Peru’s left-wing presidential candidate Roberto Sanchez appointed former economy minister Pedro Francke to lead drafting of his economic plan ahead of the June 7 runoff. The plan includes a review of resource exploitation contracts, a 33% minimum wage increase, and a constitutional redraft, which has already unsettled investors in the copper-producing nation. The news is politically significant and moderately negative for market sentiment, but not an immediate market-moving event.

Analysis

The market is likely pricing a narrower probability tree than the headline implies: this is not just an election risk story, it is a governance-and-contracting story for Peru’s entire resource complex. A left-led transition with a moderate technocrat fronting the economic team reduces immediate tail risk versus a pure populist shock, but it does not remove the discount on mining cash flows if contract reviews and constitutional changes move from rhetoric to policy. That means the first-order beneficiary is volatility itself — local assets can rally on “moderation” while the longer-dated discount rate on copper, gold, and utilities remains elevated. The second-order risk is capex delay rather than outright expropriation. Even limited ambiguity around royalties, permits, or labor rules can push majors to defer brownfield expansions and exploration budgets by 6–18 months, which is especially important in a market where supply growth is already constrained. In a copper-tight world, any Peruvian production wobble matters more for global price than for local GDP, so the eventual losers may be downstream importers and smelters rather than just the mines themselves. The contrarian view is that investors may be over-hedging the wrong date.
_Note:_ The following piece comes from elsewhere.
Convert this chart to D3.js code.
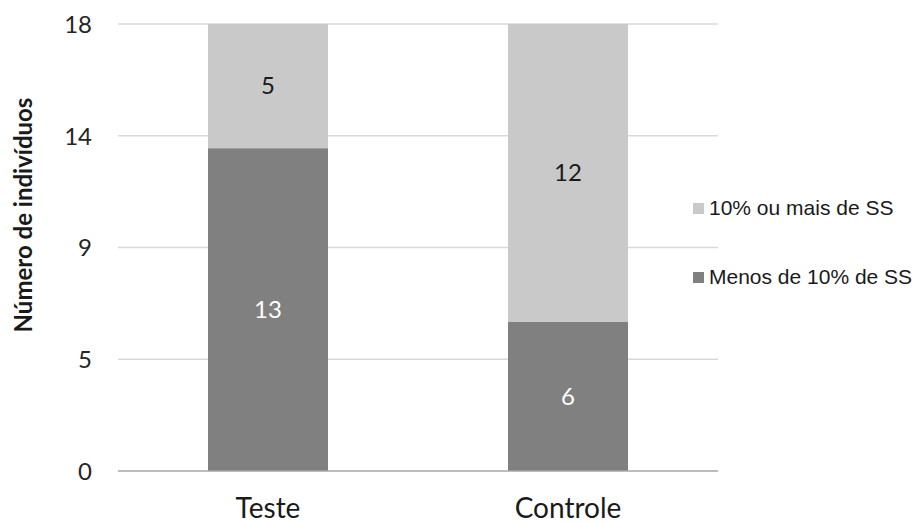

The near-term catalyst is the runoff, but the real inflection comes in the first 100 days if the team leans technocratic and signals continuity on contracts; that could trigger a sharp relief rally in beaten-down Peru proxies. Conversely, if the coalition hardens around constitutional redrafting and wage shocks, the market will likely reprice over several quarters, not days, because companies can delay decisions before they can’t.